Ironically, it was challenges to Darwin's great insight that led to major advances in genetics. William Bateson sharply criticised Darwin's notion of "gradualism" in forming new species. Bateson thought that gradual change should be visible in animal populations and went looking for them. At the same time, another Darwin critic, Thomas Hunt Morgan, was examining thousands of fruit flies to learn how to identify what Bateson was seeking. Morgan was probably the most reluctant Darwinian since Charles Lyell, but was finally won over by his labouring students who demonstrated how genes worked.
The buildup of the genome over the vast history of life on Earth becomes Gee's next topic. How did we get here and what's the present offer in the way of clues? He uses Graham Cairns Smith notion that the first step in creating a genome likely began in the dense environment of clay crystals. From this molecular origin, the author takes us to a menagerie of creatures, all of whom have something to contribute to the story. We are introduced to the mycoplasma - today's simplest creatures with less than 500 genes. Are they holdovers from an ancient form? We learn that parasites of bacteria have forced the trimming of genomes as a protective strategy. Why haven't we done the same, he asks, or are we in the process?

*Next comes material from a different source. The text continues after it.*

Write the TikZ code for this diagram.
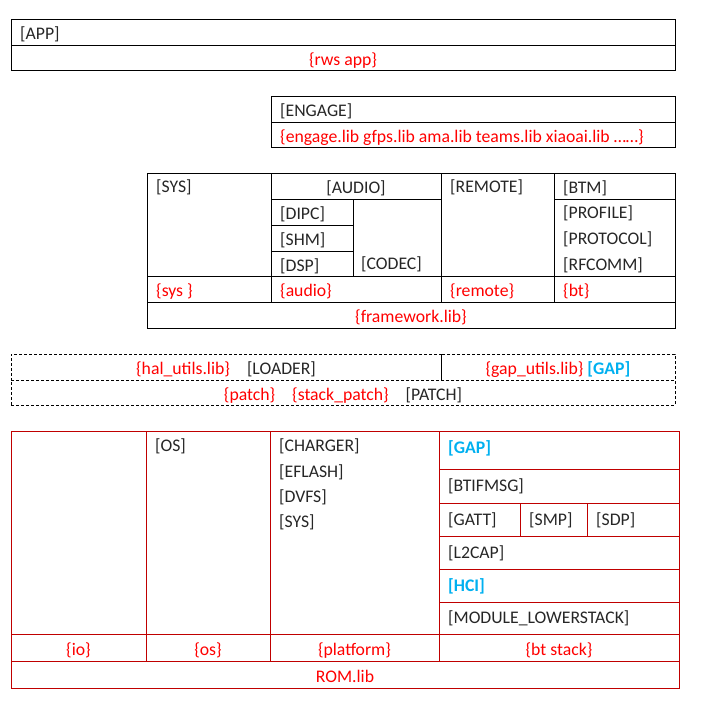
\documentclass[tikz,border=0pt]{standalone}
\usepackage{fontspec}
\setmainfont{Carlito}
\usetikzlibrary{positioning}
\definecolor{libred}{HTML}{FF0000}
\definecolor{romline}{HTML}{C00000}
\definecolor{gapblue}{HTML}{00B0F0}
\definecolor{ink}{HTML}{262626}
\newcommand{\cellfont}{\fontsize{17.7}{21}\selectfont}
\tikzset{
  % table cells
  cell/.style={rectangle, draw=black, line width=0.8pt, inner sep=0pt, outer sep=0pt, anchor=north west, font=\cellfont, text=ink, text height=17pt, text depth=2pt},
  romcell/.style={cell, draw=romline},
  patchcell/.style={cell, dash pattern=on 3pt off 2pt},
  % texts
  txt/.style={inner sep=0pt, font=\cellfont, text=ink, text height=17pt, text depth=2pt},
  lib/.style={text=libred},
  hl/.style={text=gapblue, font=\cellfont\bfseries},
}

\begin{document}
\begin{tikzpicture}[x=1pt, y=-1pt]
    \useasboundingbox (0,0) rectangle (719,717);

    % App
    \node[cell, minimum width=664pt, minimum height=26pt] (app) at (11,19) {};
    \node[cell, lib, minimum width=664pt, minimum height=25pt] (rwsapp) at (11,45) {\{rws app\}};
    \node[txt, right=9pt of app.west] (apptxt) {[APP]};

    % Engage
    \node[cell, minimum width=404pt, minimum height=26pt] (engage) at (271,96) {};
    \node[cell, minimum width=404pt, minimum height=25pt] (englib) at (271,122) {};
    \node[txt, right=9pt of engage.west] (engtxt) {[ENGAGE]};
    \node[txt, lib, right=9pt of englib.west] (englibtxt) {\{engage.lib gfps.lib ama.lib teams.lib xiaoai.lib ……\}};

    % Framework
    \node[cell, minimum width=124pt, minimum height=103pt] (sys) at (147,173) {};
    \node[cell, minimum width=170pt, minimum height=26pt] (audio) at (271,173) {[AUDIO]};
    \node[cell, minimum width=82pt, minimum height=26pt] (dipc) at (271,199) {};
    \node[cell, minimum width=82pt, minimum height=26pt] (shm) at (271,225) {};
    \node[cell, minimum width=82pt, minimum height=25pt] (dsp) at (271,251) {};
    \node[cell, minimum width=88pt, minimum height=77pt] (codec) at (353,199) {};
    \node[cell, minimum width=113pt, minimum height=103pt] (remote) at (441,173) {};
    \node[cell, minimum width=121pt, minimum height=26pt] (btm) at (554,173) {};
    \node[cell, minimum width=121pt, minimum height=77pt] (profile) at (554,199) {};
    \node[cell, minimum width=124pt, minimum height=26pt] (sysred) at (147,276) {};
    \node[cell, minimum width=170pt, minimum height=26pt] (audiored) at (271,276) {};
    \node[cell, minimum width=113pt, minimum height=26pt] (remotered) at (441,276) {};
    \node[cell, minimum width=121pt, minimum height=26pt] (btred) at (554,276) {};
    \node[cell, lib, minimum width=528pt, minimum height=26pt] (fwlib) at (147,302) {\{framework.lib\}};

    \node[txt, below right=2.5pt and 9pt of sys.north west] (systxt) {[SYS]};
    \node[txt, right=9pt of dipc.west] (dipctxt) {[DIPC]};
    \node[txt, right=9pt of shm.west] (shmtxt) {[SHM]};
    \node[txt, right=9pt of dsp.west] (dsptxt) {[DSP]};
    \node[txt, above right=4.5pt and 8pt of codec.south west] (codectxt) {[CODEC]};
    \node[txt, below right=2.5pt and 9pt of remote.north west] (remotetxt) {[REMOTE]};
    \node[txt, right=9pt of btm.west] (btmtxt) {[BTM]};
    \node[txt, below right=2.5pt and 9pt of profile.north west] (proftxt) {[PROFILE]};
    \node[txt, below=6.7pt of proftxt.south west, anchor=north west] (prottxt) {[PROTOCOL]};
    \node[txt, below=6.7pt of prottxt.south west, anchor=north west] (rfctxt) {[RFCOMM]};
    \node[txt, lib, right=9pt of sysred.west] (sysredtxt) {\{sys \}};
    \node[txt, lib, right=9pt of audiored.west] (audioredtxt) {\{audio\}};
    \node[txt, lib, right=9pt of remotered.west] (remoteredtxt) {\{remote\}};
    \node[txt, lib, right=9pt of btred.west] (btredtxt) {\{bt\}};

    % Loader / patch
    \node[patchcell, minimum width=430pt, minimum height=26pt] (loader) at (11,354)
      {\textcolor{libred}{\{hal\_utils.lib\}}\hspace{17pt}[LOADER]};
    \node[patchcell, minimum width=234pt, minimum height=26pt] (gaputil) at (441,354)
      {\textcolor{libred}{\{gap\_utils.lib\}} \textcolor{gapblue}{\bfseries [GAP]}};
    \node[patchcell, minimum width=664pt, minimum height=25pt] (patch) at (11,380)
      {\textcolor{libred}{\{patch\}}\hspace{17pt}\textcolor{libred}{\{stack\_patch\}}\hspace{17pt}[PATCH]};

    % ROM
    \node[romcell, minimum width=135pt, minimum height=203pt] (io) at (11,431) {};
    \node[romcell, minimum width=124pt, minimum height=203pt] (os) at (146,431) {};
    \node[romcell, minimum width=169pt, minimum height=203pt] (plat) at (270,431) {};
    \node[romcell, minimum width=240pt, minimum height=38pt] (gap) at (439,431) {};
    \node[romcell, minimum width=240pt, minimum height=34pt] (btif) at (439,469) {};
    \node[romcell, minimum width=81pt, minimum height=33pt] (gatt) at (439,503) {};
    \node[romcell, minimum width=67pt, minimum height=33pt] (smp) at (520,503) {};
    \node[romcell, minimum width=92pt, minimum height=33pt] (sdp) at (587,503) {};
    \node[romcell, minimum width=240pt, minimum height=33pt] (l2cap) at (439,536) {};
    \node[romcell, minimum width=240pt, minimum height=33pt] (hci) at (439,569) {};
    \node[romcell, minimum width=240pt, minimum height=32pt] (lower) at (439,602) {};
    \node[romcell, lib, minimum width=135pt, minimum height=27pt] (ior) at (11,634) {\{io\}};
    \node[romcell, lib, minimum width=124pt, minimum height=27pt] (osr) at (146,634) {\{os\}};
    \node[romcell, lib, minimum width=169pt, minimum height=27pt] (platr) at (270,634) {\{platform\}};
    \node[romcell, lib, minimum width=240pt, minimum height=27pt] (btstack) at (439,634) {\{bt stack\}};
    \node[romcell, lib, minimum width=668pt, minimum height=27pt] (rom) at (11,661) {ROM.lib};

    \node[txt, below right=3.5pt and 9pt of os.north west] (ostxt) {[OS]};
    \node[txt, below right=3.5pt and 9pt of plat.north west] (chgtxt) {[CHARGER]};
    \node[txt, below=6pt of chgtxt.south west, anchor=north west] (eflashtxt) {[EFLASH]};
    \node[txt, below=6pt of eflashtxt.south west, anchor=north west] (dvfstxt) {[DVFS]};
    \node[txt, below=6pt of dvfstxt.south west, anchor=north west] (psystxt) {[SYS]};
    \node[txt, hl, below right=5pt and 9pt of gap.north west] (gaptxt) {[GAP]};
    \node[txt, below right=5pt and 9pt of btif.north west] (btiftxt) {[BTIFMSG]};
    \node[txt, below right=5pt and 9pt of gatt.north west] (gatttxt) {[GATT]};
    \node[txt, below right=5pt and 9pt of smp.north west] (smptxt) {[SMP]};
    \node[txt, below right=5pt and 9pt of sdp.north west] (sdptxt) {[SDP]};
    \node[txt, below right=5pt and 9pt of l2cap.north west] (l2captxt) {[L2CAP]};
    \node[txt, hl, below right=5pt and 9pt of hci.north west] (hcitxt) {[HCI]};
    \node[txt, below right=4.5pt and 9pt of lower.north west] (lowertxt) {[MODULE\_LOWERSTACK]};
\end{tikzpicture}
\end{document}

The larger genome of humans, he reminds us, isn't sufficient to explain either our complexity or our uniqueness. Changes in our genome are traceable, with agriculture's introduction a major contributor.
When the history of the study of the genome, whether fruit fly, bacterium or human, has been delineated, Gee takes the investigation a step further. He notes the propensity of the media to tout "a gene for" any number of traits, physical or behavioural. We must use the Internet as a model, he urges. The networking of many computers serves as a template for the information management of the genome. Genes, selfish as they may be in trying to reproduce, must cooperate in complex organisms. Single steps to gain single goals is no longer feasible, if it ever was. The intricate network of genome activity demands further attention.
Like so many modern science writers, Gee chips away at Darwin iconology. He wants to demonstrate that all those "wrong" thinkers of the past made contributions. Unlike many iconoclasts, Gee keeps his critique muted, a welcome change. He also challenges us with questions about where the knowledge of the genome is leading. Knowledge of the human genome has the potential to elevate us from apes to angels. Are we prepared to face the issues that genome manipulation may generate? If you read this book, you will understand his concern. With the knowledge he provides, you will be more prepared.